The American-born Etan is like the Jack Bauer of the Shin Bet. He was on suspension after getting a little too carried away during his last interrogation, but after the recent mass murders, it is all hands on-deck, definitely including his. They will have some competition from a group of mercenaries recruited by Adler, to avenge his daughter. Etan has strict instructions from the Israeli PM himself: no strongarm stuff. However, his old associate Avi (whom Adler helped immigrate to American after some unspecified trouble) has no such constraints. Nor do the fellow former Mossad agents-turned mercs Avi recruits for the job.

Dead Shot, The Engineer is more serious and ambitious than the average straight-to-VOD action movie, but it falls somewhat short in the execution. Kosta Kondilopoulos’s screenplay reflects the complexity of the geopolitical dynamics faced by Israel in the mid-1990s and some of the acts of terrorism depicted are truly horrifying. However, the scenes presumably intended to show off Etan’s interpersonal skills, both with his family and his colleagues, drag interminably.

Emile Hirsch is also completely unconvincing as an action lead. Angel Bonnani is much more credible and far more charismatic, as the borderline “disavowed” Avi. Of course, the great Robert Davi is reliably colorful as the grieving but still wheeling-and-dealing senator.

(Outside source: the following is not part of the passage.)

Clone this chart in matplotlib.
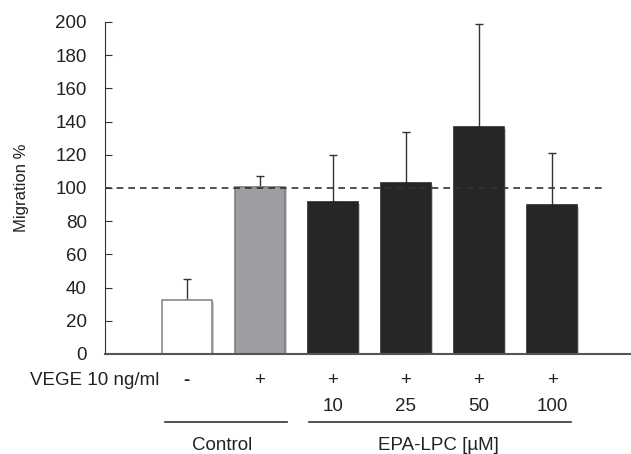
import matplotlib.pyplot as plt
import matplotlib.patheffects as pe

plt.rcParams['font.family'] = ['Liberation Sans', 'DejaVu Sans']

# data
groups = ["ctrl", "vegf", "10", "25", "50", "100"]
migration = [32.5, 100.5, 91.5, 103, 137, 90]
err_top = [45, 107, 120, 134, 199, 121]
vegf_signs = ["-", "+", "+", "+", "+", "+"]
conc_labels = ["", "", "10", "25", "50", "100"]
bar_colors = ["white", "#9d9ea2", "#262626", "#262626", "#262626", "#262626"]
edge_colors = ["#8a8a8a", "#7d7d80", "#262626", "#262626", "#262626", "#262626"]

fig = plt.figure(figsize=(6.31, 4.54), dpi=100)
ax = fig.add_axes([105 / 631, 100 / 454, 526 / 631, 332 / 454])

x = list(range(len(groups)))
errs = [t - m for t, m in zip(err_top, migration)]

shadow = [pe.SimplePatchShadow(offset=(1.5, -1.5), shadow_rgbFace="#999999", alpha=0.5), pe.Normal()]
bars = ax.bar(x, migration, width=0.68, color=bar_colors, edgecolor=edge_colors,
              linewidth=1.2, zorder=3)
for b in bars:
    b.set_path_effects(shadow)

ax.errorbar(x, migration, yerr=[[0] * len(x), errs], fmt="none", ecolor="#333333",
            elinewidth=1.0, capsize=3, capthick=1.0, zorder=2)

ax.hlines(100, -1.12, 5.73, colors="#333333", linestyles=(0, (4, 3)), linewidth=1.2, zorder=4)

ax.set_xlim(-1.12, 6.08)
ax.set_ylim(0, 200)
ax.set_yticks(range(0, 201, 20))
ax.tick_params(axis="y", direction="in", length=5, color="#333333", labelsize=13.5,
               labelcolor="#222222", pad=13)
ax.tick_params(axis="x", bottom=False, labelbottom=False)
for s in ["top", "right"]:
    ax.spines[s].set_visible(False)
ax.spines["left"].set_color("#333333")
ax.spines["bottom"].set_color("#555555")
ax.spines["bottom"].set_linewidth(1.5)
ax.spines["bottom"].set_zorder(5)
ax.set_ylabel("Migration %", fontsize=12, color="#222222")
ax.yaxis.set_label_coords(-0.145, 0.5)

tr = ax.get_xaxis_transform()
fs = 13.5
ax.text(-0.38, -0.081, "VEGE 10 ng/ml", transform=tr, ha="right", va="center",
        fontsize=fs, color="#222222", clip_on=False)
for xi, s, c in zip(x, vegf_signs, conc_labels):
    ax.text(xi, -0.081, s, transform=tr, ha="center", va="center", fontsize=fs,
            color="#222222", fontweight="bold" if s == "-" else "normal")
    if c:
        ax.text(xi, -0.157, c, transform=tr, ha="center", va="center", fontsize=fs,
                color="#222222")

ax.plot([-0.30, 1.37], [-0.205, -0.205], transform=tr, color="#333333", lw=1.2, clip_on=False)
ax.plot([1.67, 5.26], [-0.205, -0.205], transform=tr, color="#333333", lw=1.2, clip_on=False)
ax.text(0.48, -0.275, "Control", transform=tr, ha="center", va="center", fontsize=fs,
        color="#222222")
ax.text(3.45, -0.275, "EPA-LPC [\u00b5M]", transform=tr, ha="center", va="center", fontsize=fs,
        color="#222222")

fig.savefig("out.png", dpi=100)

It is interesting to see Arab-Israeli actor Hisham Suleiman turn up playing Osama, one of Ayyash’s accomplices, after portraying the older and less vigilant version of Hezbollah terrorist Imad Mughniyeh in
Ghosts of Beirut. Hopefully, playing terrorists who get their just desserts does not lead to trouble for him.

The Engineer
helps convey a sense of the random violence Israeli citizens endure, which is something. It is probably Abeckaser’s best film to date, but it is hard to get around Hirsch’s weakness when it is so front-and-center. Only recommended for its honest depiction of terrorism and the resulting suffering it causes when it hits free streaming platforms, The Engineer opens tomorrow (8/18) in LA at the Lumiere Music Hall.